Here’s the fun thing about baking Australian food in France. Try to explain what a Lamington is. “So you bake a sponge.” What’s a sponge. “Ok. So you bake a cake. Chop into squares, roll in chocolate and roll in coconut”. So its like a muffin. “no… its a cake rolled in chocolate rolled in coconut”. Due to the size of Australian Lamingtons, this is also known as a complete meal in France.

Here’s the second fun thing about baking Australian food in France. For food that we would class as typically Australian, it seems I have only a vague notion of the origins. I mean, sure we sent Anzacs to our troops because of rations and their ability to transported, but who in all heck knows why Lamingtons were created. But thats the thing. In Australia, they are just another food. But here, people look at these desserts and ask why on earth they became so popular. I swear I am learning so much more about Australia now that I am in France.

So here’s some history for you. Of the food kind.

Lamingtons. 1900. July 21st: National Lamington Day (yup thats a thing).
The story behind the Lamington is actually pretty contested. Some say it was a kitchen maid who dropped a cake, others suggest a QLD cooking teacher created the dessert. However, the most solid story goes like this: Brisbane Governor Charles Cochrane-Baillie, 2nd Baron of Lamington and his wife Lady Lamington hold a party at his country house in Toowoomba. Chef Gallad (French), in an effort to create a novel high tea, dips some left-over sponge in chocolate sauce, then coconut. Boom. Everyone is impressed, ladies ask for the recipe and only a month later, the recipe is published in the Queensland Ladies Home Journal, as ‘Lady Lamington’s Chocolate-Coconut Cake’. Which in true Australian form was shortened to the Lamington.
a) the chef who created it was French. Good one Straya.
b) he didn’t even get the credit. Well played Lady Lamington. Well. played.

ANZAC biscuits. 1915. April 25th: ANZAC day commemorates the anniversary of the landing of ANZAC troops at Gallipoli.
Born of a problem – any food sent to troops by concerned loved ones had to be able to remain edible after periods in excess of 2 months.

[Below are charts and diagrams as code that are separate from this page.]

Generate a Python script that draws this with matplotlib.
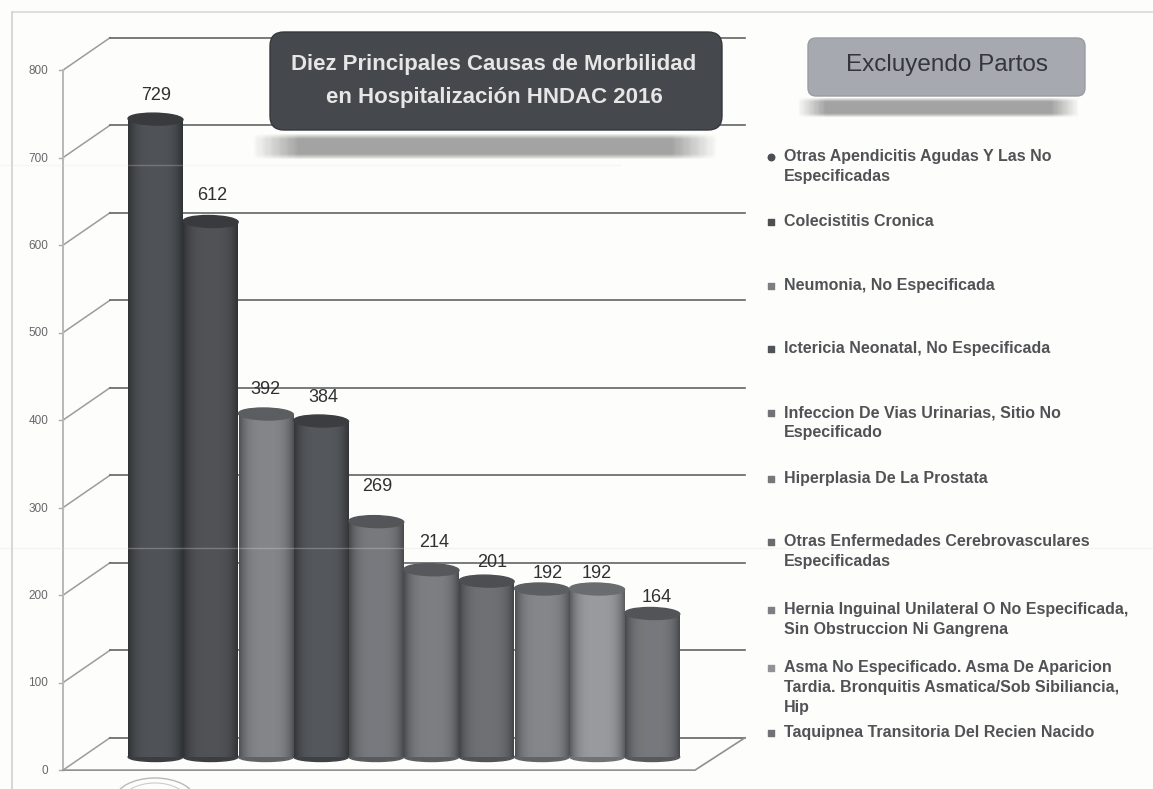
import numpy as np

import matplotlib as mpl
mpl.use('Agg')
import matplotlib.pyplot as plt
from matplotlib.colors import to_rgb
from matplotlib.patches import Ellipse, FancyBboxPatch

plt.rcParams['font.family'] = ['Liberation Sans', 'DejaVu Sans']

values = [729, 612, 392, 384, 269, 214, 201, 192, 192, 164]
bar_colors = ['#4b4e52', '#4d4e52', '#7c7e82', '#505357', '#717377',
              '#75777b', '#686a6e', '#7d7f83', '#909296', '#707276']
causes = ['Otras Apendicitis Agudas Y Las No\nEspecificadas',
          'Colecistitis Cronica',
          'Neumonia, No Especificada',
          'Ictericia Neonatal, No Especificada',
          'Infeccion De Vias Urinarias, Sitio No\nEspecificado',
          'Hiperplasia De La Prostata',
          'Otras Enfermedades Cerebrovasculares\nEspecificadas',
          'Hernia Inguinal Unilateral O No Especificada,\nSin Obstruccion Ni Gangrena',
          'Asma No Especificado. Asma De Aparicion\nTardia. Bronquitis Asmatica/Sob Sibiliancia,\nHip',
          'Taquipnea Transitoria Del Recien Nacido']
y_ticks = [0, 100, 200, 300, 400, 500, 600, 700, 800]
title = 'Diez Principales Causas de Morbilidad\nen Hospitalización HNDAC 2016'
subtitle = 'Excluyendo Partos'

# layout, in reference pixels
W, H = 1153, 789
BAR_X0, BAR_STEP, BASE_Y, PX_PER_UNIT = 155.5, 55.2, 757, 0.875
label_gap = [24, 26, 25, 24, 35, 27, 19, 16, 15, 16]
label_shift = [1, 1, 0, 2, 1, 3, 5, 6, 0, 4]
legend_y = [158, 223, 287, 350, 414, 480, 543, 611, 669, 734]


def shadow(page, x0, x1, y0, y1, alpha=0.5):
    t = np.linspace(-1, 1, 24)
    a = alpha * np.clip((1 - np.abs(t)) * 2.5, 0, 1)
    edge = np.clip(np.linspace(0, 1, 60) * 10, 0, 1)
    img = np.ones((24, 60, 4)) * 0.58
    img[..., 3] = a[:, None] * edge[None, :] * edge[None, ::-1]
    page.imshow(img, extent=(x0, x1, y1, y0), aspect='auto', zorder=2)


def draw_bar(ax, i, value, color):
    base = np.array(to_rgb(color))
    t = np.linspace(-1, 1, 80)
    shade = 1.06 - 0.42 * np.abs(t) ** 3.5
    img = np.clip(base[None, None, :] * shade[None, :, None], 0, 1)
    half = 0.495
    ax.add_patch(Ellipse((i, 0), half * 2, 9 / PX_PER_UNIT, color=base * 0.78, zorder=3 + i * 0.01))
    ax.imshow(img, extent=(i - half, i + half, 0, value), aspect='auto', zorder=3 + i * 0.01)
    ax.add_patch(Ellipse((i, value), half * 2, 12 / PX_PER_UNIT, angle=0.4,
                         color=base * 0.74, zorder=3 + i * 0.01))


def main():
    fig = plt.figure(figsize=(W / 100, H / 100), dpi=100, facecolor='#fdfdfb')

    ax = fig.add_axes([0, 0, 1, 1], facecolor='none')
    ax.axis('off')

    # walls: front edge sits 15 units under the bars, back edge 22 units over
    left, back, right = (63 - BAR_X0) / BAR_STEP, (110 - BAR_X0) / BAR_STEP, (745 - BAR_X0) / BAR_STEP
    for v in y_ticks:
        ax.plot([left, back], [v - 15, v + 22], color='#9a9c9e', lw=1.1, zorder=1)
        ax.plot([back, right], [v + 22, v + 22], color='#626466', lw=1.2, zorder=1)
        ax.plot([left - 0.07, left], [v - 15, v - 15], color='#aaaaaa', lw=1, zorder=1)
        ax.text(left - 0.27, v - 15 - 1, str(v), ha='right', va='center', fontsize=8.5,
                color='#66686a')
    ax.plot([left, left], [-15, 785], color='#b8b8b8', lw=1.4, zorder=1)
    floor_r = (695 - BAR_X0) / BAR_STEP
    ax.plot([left, floor_r, right], [-15, -15, 22], color='#8d8f91', lw=1.2, zorder=1)

    for i, (value, color) in enumerate(zip(values, bar_colors)):
        draw_bar(ax, i, value, color)
        ax.text(i + label_shift[i] / BAR_STEP, value + label_gap[i] / PX_PER_UNIT, str(value),
                ha='center', va='center', fontsize=13, color='#2f3032', zorder=6)

    ax.set_xlim(-BAR_X0 / BAR_STEP, (W - BAR_X0) / BAR_STEP)
    ax.set_ylim((BASE_Y - H) / PX_PER_UNIT, BASE_Y / PX_PER_UNIT)

    # pixel layer for the boxes, legend and scan marks
    page = fig.add_axes([0, 0, 1, 1], facecolor='none')
    page.axis('off')

    page.plot([12, 12], [12, H], color='#d6d6d6', lw=1.4)
    page.plot([12, W], [12, 12], color='#d8d8d8', lw=1.2)
    page.plot([0, 1153], [548, 548], color='#dddddd', lw=1, alpha=0.3)
    page.plot([0, 620], [165, 165], color='#e4e4e4', lw=1, alpha=0.25)
    page.add_patch(Ellipse((155, 800), 80, 44, fill=False, ec='#b8b8b8', lw=1))
    page.add_patch(Ellipse((155, 802), 66, 38, fill=False, ec='#cccccc', lw=0.8))

    shadow(page, 248, 722, 133, 160, alpha=0.85)
    page.add_patch(FancyBboxPatch((282, 44), 428, 74, boxstyle='round,pad=12,rounding_size=14',
                                  fc='#45484c', ec='#35383b', lw=1, zorder=3))
    page.text(494, 81, title, ha='center', va='center', fontsize=16, fontweight='bold',
              color='#e6e6e6', linespacing=1.75, zorder=4)

    shadow(page, 795, 1082, 97, 118, alpha=0.85)
    page.add_patch(FancyBboxPatch((814, 44), 265, 46, boxstyle='round,pad=6,rounding_size=8',
                                  fc='#a6a9b0', ec='#999ca3', lw=1, zorder=3))
    page.text(947, 65, subtitle, ha='center', va='center', fontsize=17.5,
              color='#34363a', zorder=4)

    for i, (cause, color, y) in enumerate(zip(causes, bar_colors, legend_y)):
        page.scatter([771], [y - 1], s=22, marker='o' if i == 0 else 's', color=color, zorder=4)
        page.text(784, y - 9, cause, ha='left', va='top', fontsize=11.5, fontweight='bold',
                  color='#505255', linespacing=1.42, zorder=4)

    page.set_xlim(0, W)
    page.set_ylim(H, 0)

    fig.savefig('out.png', dpi=100, facecolor=fig.get_facecolor())


if __name__ == '__main__':
    main()
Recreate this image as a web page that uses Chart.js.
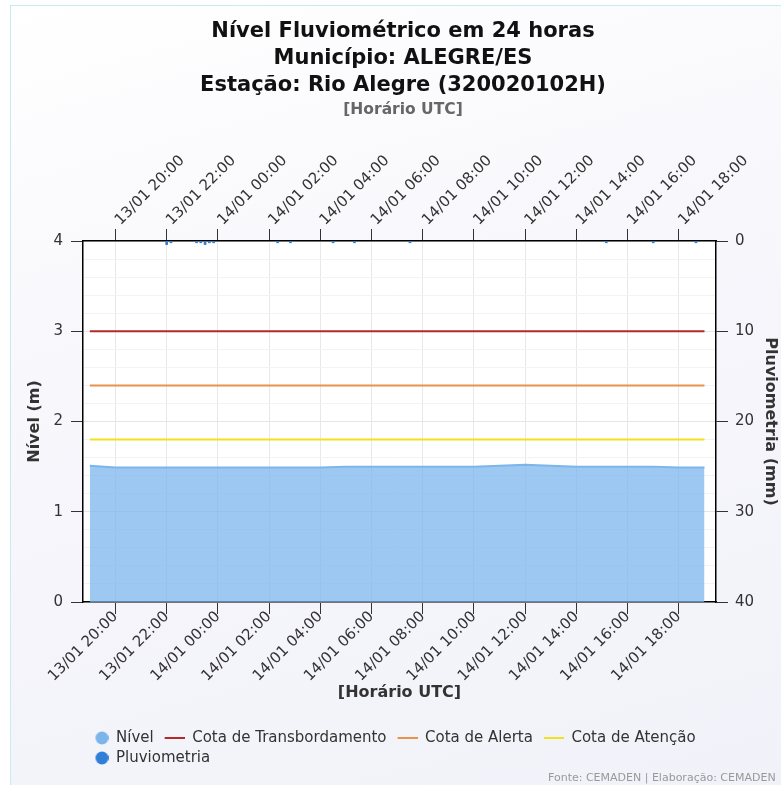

Based on a Scottish oat biscuit recipe, all ingredients do not readily spoil, especially when airtight Billy Tea tins were used as packaging.  A lack of eggs due to bulk poultry farmers joining the services led to treacle or golden syrup being used as the binder. First named ‘Soldier’s Biscuits’, they were renamed after the landing on Gallipoli. By WW2, refrigeration on merchant navy ships was a thing. This enabled a greater variety of food to be sent, such as fruitcake.
Side-note: someone suggested that I add cinnamon to them to make the Christmassy. Back off lady. Anzacs stay the way they are.

Lamingtons are fiddly and messy to make, but oh-so-fun to do with kids. And the best thing about Anzacs is that you always seem to have the ingredients in your cupboard. Either way, I’m pretty proud of these delicious snacks. Cheers Australia.